The internet is often likened to a global community, but two-thirds of the world’s population are without access: for those living in remote or developing countries, connectivity is often out of reach. We’re used to the idea that internet services can be provided through a wide range of technologies – telephone lines, television cables and fibre optics to name a few – but the idea of an internet connection through aerial or satellite sources still seems pretty far out. Nevertheless, some of the world’s more capable technology firms are already working on ways to hook us up via the stratosphere.
It’s an idea often met with scepticism – not least because of a number of failed projects in the 1990s, when the race for satellite-assisted connectivity really began. One notable case was the Motorola-backed Iridium, which filed for bankruptcy in 1999 having attracted $5bn in investment and delivered… well, very little actually. To work as planned, the system required a vast network of 66 satellites, the extraordinary cost of which caused the firm to default on its $1.5bn debt.

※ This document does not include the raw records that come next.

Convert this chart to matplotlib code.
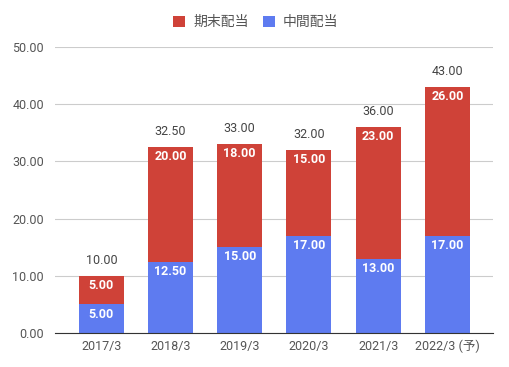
import matplotlib
matplotlib.use("Agg")
import matplotlib.pyplot as plt
import numpy as np

plt.rcParams['font.family'] = ['Roboto', 'Noto Sans CJK JP', 'DejaVu Sans']

years = ['2017/3', '2018/3', '2019/3', '2020/3', '2021/3', '2022/3 (予)']
interim = [5.00, 12.50, 15.00, 17.00, 13.00, 17.00]   # 中間配当
final = [5.00, 20.00, 18.00, 15.00, 23.00, 26.00]      # 期末配当
totals = [10.00, 32.50, 33.00, 32.00, 36.00, 43.00]

red = '#cf4238'
blue = '#5e7bf0'
grey = '#555555'

fig = plt.figure(figsize=(5.09, 3.67), dpi=100)
ax = fig.add_axes([0.108, 0.0926, 0.8606, 0.7794])

x = np.arange(len(years))
w = 0.65
b1 = ax.bar(x, interim, w, color=blue, label='中間配当', zorder=2)
b2 = ax.bar(x, final, w, bottom=interim, color=red, label='期末配当', zorder=2)

for i in range(len(years)):
    ax.text(x[i], interim[i] - 1.7, f'{interim[i]:.2f}', ha='center', va='center',
            color='white', fontsize=9, fontweight='bold', zorder=3)
    ax.text(x[i], totals[i] - 1.7, f'{final[i]:.2f}', ha='center', va='center',
            color='white', fontsize=9, fontweight='bold', zorder=3)
    ax.text(x[i], totals[i] + 2.7, f'{totals[i]:.2f}', ha='center', va='center',
            color='#444444', fontsize=9, zorder=3)

ax.set_ylim(0, 50)
ax.set_xlim(-0.67, 5.66)
ax.set_yticks(np.arange(0, 51, 10))
ax.set_yticklabels([f'{v:.2f}' for v in np.arange(0, 51, 10)])
ax.set_xticks(x)
ax.set_xticklabels(years)
ax.tick_params(axis='both', length=0, colors=grey, labelsize=9)
ax.tick_params(axis='y', pad=8)
ax.tick_params(axis='x', pad=5)
ax.grid(axis='y', color='#cccccc', linewidth=0.8, zorder=0)
for s in ['top', 'right', 'left']:
    ax.spines[s].set_visible(False)
ax.spines['bottom'].set_color('#333333')
ax.spines['bottom'].set_zorder(4)

handles = [b2, b1]
fig.legend(handles, ['期末配当', '中間配当'], loc='center', bbox_to_anchor=(0.503, 0.94),
           ncol=2, frameon=False, fontsize=10, handlelength=0.85, handleheight=0.85,
           columnspacing=1.0, handletextpad=0.6, labelcolor=grey)

fig.savefig('out.png', dpi=100)
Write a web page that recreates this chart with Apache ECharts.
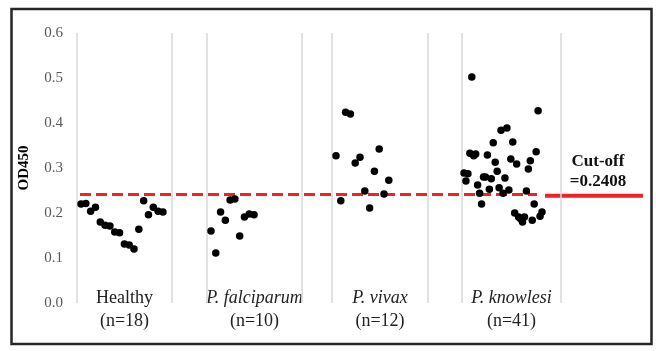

To make matters worse, the company’s subscriber base was a paltry 10,000, which is unsurprising, considering the compatible handsets cost $3,000 and talktime as much as five dollars a minute.
Similarly, the Globalstar project, backed by Loral Corporation and Qualcomm, was plagued with delays and complications from its launch in 1991. Its eventual bankruptcy a decade later was the result of lavish spending and mounting debt.
Lifting me higher
Fast-forward to the present day, however, and efforts to conquer the stratosphere are far more convincing. Unsurprisingly, sitting at the head of the pack is Google, which last year announced Project Loon, a “balloon-powered internet for everyone”. Google’s inflatable, solar-powered balloon-like capsules use software algorithms to identify the specific atmospheric current they must travel in to deliver internet connectivity to a specific location. At 20km above the Earth’s surface, the balloons work together to form a global communications network, capable of connecting users via antennae.
Earlier this year, Google also announced it was acquiring Titan Aerospace. It’s hoped Titan’s solar-powered drones will lend a hand in expanding internet access to developing countries.
In March, Facebook announced its plans to increase global connectivity by using solar-powered drones, lasers, and low Earth orbit and geosynchronous satellites. The move follows the launch of Internet.org last year, a partnership between Facebook and various other technology firms that aims to bridge the connectivity gap for those in the developing world.
Although the intentions of both Google and Facebook are admirable, the two will no doubt come up against stiff opposition from governments who are unwilling to have their airspace intruded upon by Western-made machines. While the benefits of greater connectivity are plain to see, the prospect of having communications rest on foreign providers is enough to unsettle authorities to the point of non-compliance.
Regardless, many of those working towards the goal of greater connectivity believe internet access is a basic human right. For as long as enterprising firms such as Google and Facebook continue at this pace, the prospect of global connectivity looks increasingly likely.
Google’s Project Loon explained
The balloons draw power from the solar panels they carry and are controlled from ‘Loon Mission Control’, where staff can monitor position, altitude, ascent rate, pressure and other variables.
The balloons float 20km up. Here, the different layers of the Earth’s stratosphere move in well-defined directions: by moving up and down between these layers, the balloons can be kept in groups.
The balloons move in a chain around the world. As one leaves a particular spot, the next balloon takes over. This means ground users experience minimal disruption to their connection.
Though the balloons are well above most air traffic, their controllers need to communicate with air traffic control during ascent and descent. Securing that cooperation could be a stumbling block.
Users on the ground will be hooked up to specialised antennae, which communicate with the balloons.
The circular shape of the antennae helps make up for the varying distance of the satellites.
The balloons pass information from the ground between each other, until the data reaches a balloon that is within range of a ground station and, through it, an internet service provider.